L’aver separato il visibile dall’invisibile e l’aver separato il tempo dall’eternità. L’uomo è un essere tempiterno e la realtà è fatta di visibile e invisibile. Io sono stupito dai miei fratelli credenti. Noi questo nel “Credo” lo diciamo ma non sappiamo quello che diciamo. Non diciamo “creatore di tutte le cose visibili e invisibili”? Ma noi non ci crediamo più. Crediamo che le cose invisibili siano quelle che prima o poi al microscopio diventeranno visibili. Ma non è così. Il grande peccato da cui proveniamo è la separazione. Diavolo, “diaballo”, vuol dire separatore. Symballo vuol dire ciò che unisce. Noi abbiamo bisogno di azioni simboliche, di pensieri simbolici, di parole simboliche. La parola “simbolo” oggi è rubricata come “significato”, “segno”. Invece il simbolo è vivente. La parola è simbolica, l’azione è simbolica. Abbiamo bisogno di azioni politiche simboliche, di azioni economiche simboliche, di azioni spirituali simboliche, di azioni culturali, simboliche. Qui siamo molto miseri, molto scoperti. Corriamo dietro alle procedure, ai processi, all’analisi. Questo è il grande peccato. Non perché le procedure, i processi e le analisi non siano importanti, ma non possono essere l’unico sguardo sulla realtà.

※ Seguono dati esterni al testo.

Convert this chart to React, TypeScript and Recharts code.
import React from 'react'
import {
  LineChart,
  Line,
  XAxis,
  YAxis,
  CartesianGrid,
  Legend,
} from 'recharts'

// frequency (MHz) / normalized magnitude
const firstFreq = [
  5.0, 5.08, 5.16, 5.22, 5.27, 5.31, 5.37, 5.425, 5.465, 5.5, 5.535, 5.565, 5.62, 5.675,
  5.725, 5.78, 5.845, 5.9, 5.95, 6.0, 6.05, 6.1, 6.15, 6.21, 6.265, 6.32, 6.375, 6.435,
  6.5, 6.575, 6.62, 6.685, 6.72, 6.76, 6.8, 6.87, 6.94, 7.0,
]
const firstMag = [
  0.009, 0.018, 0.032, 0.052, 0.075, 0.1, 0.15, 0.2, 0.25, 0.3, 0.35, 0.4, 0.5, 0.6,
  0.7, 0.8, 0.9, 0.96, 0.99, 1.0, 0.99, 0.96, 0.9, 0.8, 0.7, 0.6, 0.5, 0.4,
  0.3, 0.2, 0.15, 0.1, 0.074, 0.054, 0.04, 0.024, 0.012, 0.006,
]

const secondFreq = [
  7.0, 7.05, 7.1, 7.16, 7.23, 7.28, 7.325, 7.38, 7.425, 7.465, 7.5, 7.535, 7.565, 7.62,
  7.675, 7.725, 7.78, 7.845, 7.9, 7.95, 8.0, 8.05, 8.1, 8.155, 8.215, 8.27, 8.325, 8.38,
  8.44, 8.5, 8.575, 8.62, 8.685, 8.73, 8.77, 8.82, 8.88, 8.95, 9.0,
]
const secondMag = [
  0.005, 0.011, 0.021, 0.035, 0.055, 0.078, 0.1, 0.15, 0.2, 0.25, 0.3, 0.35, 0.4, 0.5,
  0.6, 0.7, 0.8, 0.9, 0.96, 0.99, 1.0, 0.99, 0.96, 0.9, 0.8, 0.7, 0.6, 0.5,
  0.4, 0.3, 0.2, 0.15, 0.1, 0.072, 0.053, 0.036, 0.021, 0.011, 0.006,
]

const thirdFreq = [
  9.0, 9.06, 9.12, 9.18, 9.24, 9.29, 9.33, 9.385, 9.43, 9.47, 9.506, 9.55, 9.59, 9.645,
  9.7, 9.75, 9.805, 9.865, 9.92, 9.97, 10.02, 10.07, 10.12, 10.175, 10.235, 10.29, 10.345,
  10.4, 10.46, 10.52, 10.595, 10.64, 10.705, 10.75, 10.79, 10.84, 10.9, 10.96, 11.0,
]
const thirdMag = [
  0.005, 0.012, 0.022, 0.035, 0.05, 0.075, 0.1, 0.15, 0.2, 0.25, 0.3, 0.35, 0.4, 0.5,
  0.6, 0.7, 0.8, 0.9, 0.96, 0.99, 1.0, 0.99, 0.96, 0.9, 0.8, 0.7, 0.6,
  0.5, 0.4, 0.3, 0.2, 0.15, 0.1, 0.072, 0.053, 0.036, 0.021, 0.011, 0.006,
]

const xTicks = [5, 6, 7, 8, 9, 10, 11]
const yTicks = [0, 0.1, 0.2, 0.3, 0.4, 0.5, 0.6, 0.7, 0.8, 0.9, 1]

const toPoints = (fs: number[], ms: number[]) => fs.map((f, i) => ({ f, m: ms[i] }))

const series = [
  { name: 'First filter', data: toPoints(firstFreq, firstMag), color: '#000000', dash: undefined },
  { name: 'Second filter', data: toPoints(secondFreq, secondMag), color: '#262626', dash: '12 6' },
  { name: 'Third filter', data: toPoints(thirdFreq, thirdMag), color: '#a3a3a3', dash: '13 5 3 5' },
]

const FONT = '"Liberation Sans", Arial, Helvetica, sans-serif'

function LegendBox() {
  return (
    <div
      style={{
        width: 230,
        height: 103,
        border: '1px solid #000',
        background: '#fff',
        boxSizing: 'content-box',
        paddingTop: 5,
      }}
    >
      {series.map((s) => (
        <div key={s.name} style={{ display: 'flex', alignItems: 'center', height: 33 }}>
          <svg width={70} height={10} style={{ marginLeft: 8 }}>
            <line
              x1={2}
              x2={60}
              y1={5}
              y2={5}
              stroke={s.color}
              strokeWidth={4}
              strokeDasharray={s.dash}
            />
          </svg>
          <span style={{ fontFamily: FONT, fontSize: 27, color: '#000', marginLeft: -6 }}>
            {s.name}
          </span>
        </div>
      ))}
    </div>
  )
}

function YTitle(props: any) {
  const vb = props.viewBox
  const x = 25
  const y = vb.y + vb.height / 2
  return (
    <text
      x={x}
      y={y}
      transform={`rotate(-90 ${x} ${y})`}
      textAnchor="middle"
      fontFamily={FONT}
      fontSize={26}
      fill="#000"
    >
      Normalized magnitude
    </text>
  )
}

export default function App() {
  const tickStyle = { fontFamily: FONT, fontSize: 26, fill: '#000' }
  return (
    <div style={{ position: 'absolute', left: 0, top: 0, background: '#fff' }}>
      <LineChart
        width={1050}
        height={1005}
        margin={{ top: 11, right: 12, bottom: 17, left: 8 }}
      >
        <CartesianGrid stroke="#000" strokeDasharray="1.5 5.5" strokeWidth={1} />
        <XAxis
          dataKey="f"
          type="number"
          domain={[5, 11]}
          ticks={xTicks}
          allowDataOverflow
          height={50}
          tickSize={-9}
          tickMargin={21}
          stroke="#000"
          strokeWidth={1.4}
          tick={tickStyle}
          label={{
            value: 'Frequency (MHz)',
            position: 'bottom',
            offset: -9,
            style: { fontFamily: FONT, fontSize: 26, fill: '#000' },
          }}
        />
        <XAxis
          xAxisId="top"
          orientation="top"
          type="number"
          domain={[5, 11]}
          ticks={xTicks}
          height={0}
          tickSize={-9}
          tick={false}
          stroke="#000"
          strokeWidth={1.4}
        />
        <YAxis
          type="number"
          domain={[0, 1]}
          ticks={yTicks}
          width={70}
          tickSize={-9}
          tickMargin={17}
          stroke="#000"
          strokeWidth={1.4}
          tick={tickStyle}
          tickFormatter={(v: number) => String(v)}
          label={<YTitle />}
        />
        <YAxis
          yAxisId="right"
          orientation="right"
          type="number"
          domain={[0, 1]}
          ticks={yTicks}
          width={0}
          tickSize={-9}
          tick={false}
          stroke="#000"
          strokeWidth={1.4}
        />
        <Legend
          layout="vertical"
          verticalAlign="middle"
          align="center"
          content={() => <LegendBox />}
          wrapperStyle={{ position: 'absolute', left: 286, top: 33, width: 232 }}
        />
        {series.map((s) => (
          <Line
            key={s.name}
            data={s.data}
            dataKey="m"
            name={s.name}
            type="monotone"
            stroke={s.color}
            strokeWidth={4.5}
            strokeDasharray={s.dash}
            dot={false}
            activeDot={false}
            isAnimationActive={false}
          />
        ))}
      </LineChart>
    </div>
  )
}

Abbiamo sentito tanti discorsi, tante dichiarazioni, tante storie, in queste ultime settimane. C’è una frase che l’ha colpita di più, negativamente e positivamente?

“La scienza ci salverà”: la trovo una frase idolatrica, stupida, contro la stessa scienza. La scienza è un metodo di osservazione della realtà. Invece la stiamo facendo diventare “la” verità. Lo trovo un grande errore. Tra l’altro con interessi enormi dietro, perché è chiaro ormai che si parla di tecnoscienza e di tecnoscienza-business. Il grande dramma in Lombardia è stato questo. La politica sanitaria che è stata fatta nei ultimi 35 anni in maniera assurda, lasciando tutti i territori scoperti, ha portato dalle mie parti, a Bergamo, a migliaia di morti, dico migliaia, almeno il triplo di quelli dichiarati. Quanto accaduto è conseguenza della centralizzazione delle operazioni tecniche, che consente grandi affari. La frase invece che mi ha colpito di più in positivo è quella legata a una fotografia che veniva da un vicolo di Napoli, nella quale c’era un cestino appeso con un foglio, dove c’era scritto: “Chi può metta, chi non può prenda”. In questa semplice affermazione popolare c’è quasi tutto. C’è il mistero della bellezza di chi siamo e di quello che possiamo essere.